Bankers launch Shs1 trillion export fund with 12% interest 

The facility will provide access to loans in both shilling and foreign currencies. Photo | File

What you need to know:

  • The Regional Export Facility will be available for businesses with an export element at an interest rate of 12 percent and 6 percent for shilling and foreign currency-denominated loans, respectively 

Bankers, under Uganda Bankers’ Association (UBA), have  launched a Shs1 trillion Regional Export Facility that seeks to support exporters within Uganda and the East African Region. 

The facility, which will be operationalised beginning November 1, will carry a 12 percent interest rate per annum for shilling-denominated loans and 6 percent from foreign currency-based loans.  

The Regional Export Facility is a framework through which financial sector stakeholders will support exporters to revive and grow export volumes to the regional markets including South Sudan, DRC, Rwanda, Burundi Tanzania and Kenya among others.

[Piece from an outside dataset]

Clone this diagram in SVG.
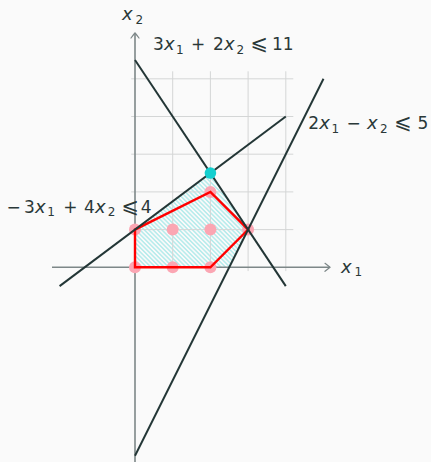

Speaking at the launch in Kampala yesterday, Mr Wilbrod Owor, the UBA executive director, said the facility was is being championed by financial institutions under UBA, development financial institutions and partners to support manufacturers and exporters in regional trade.

This, he noted, will also support growth of export volumes by de-risking regional export market to unlock market access.

The facility will also seek to support improvement of cross border export risks and will be critical in supporting recovery of businesses that mainly target regional markets. 

A number of businesses are struggling to shake off the devastating impact of Covid-19, exacerbated by the global supply constraints, contraction of markets and attendant cash flow issues, among others. 

Access to the money and the amount, Mr Owor said, will have no limit but will depend on the purpose and needs of the exporter, which will be appraised as key requirements of the facility. 

UBA also indicated that the facility will be available to individual exporters, SMEs, local corporate exporters and multinationals. 

“The facility will be used primarily to provide financial loans to export oriented businesses that have suffered financial distress arising from the effects of Covid-19 and can show potential for recovery,” Owor said. 

It will have a tenure of three months to five years, depending on the purpose and structure of the business with an annual interest of 12 percent and 6 percent for shilling and foreign currency-based loans, respectively. 

However, borrowers will be expected to possess sufficient collateral, whose adequacy will be determined in accordance with existing lending policies. 

Ms Sarah Arapta, the UBA chairperson and Citibank managing director, said in July, while holding the annual bankers’ conference, they had identified a missing link in financing the needs of manufacturers, among which included establishing an export financing mechanism that provides better priced facilities to support and manage export risks. 

“As a country we have established a reasonably strong manufacturing sector and with support & coordination from the government we can position ourselves as a trading hub serving the regional markets with numerous products for which we have comparative advantage,” she said, noting that Uganda has seen strong export growth for a number of goods, among which include cement, steel bars, iron sheets and paint in addition to fast moving consumer goods such as scholastic material and personal care products.


According to Bank of Uganda executive director supervision Tumubweinee Twinemanzi, the Central Bank is interested in what will be charged as interest on the facility because it should be reasonable to support business into recovery. He also believes that beneficiaries should, apart from doing  paper documentation, must understand the terms under which the facility will be advanced.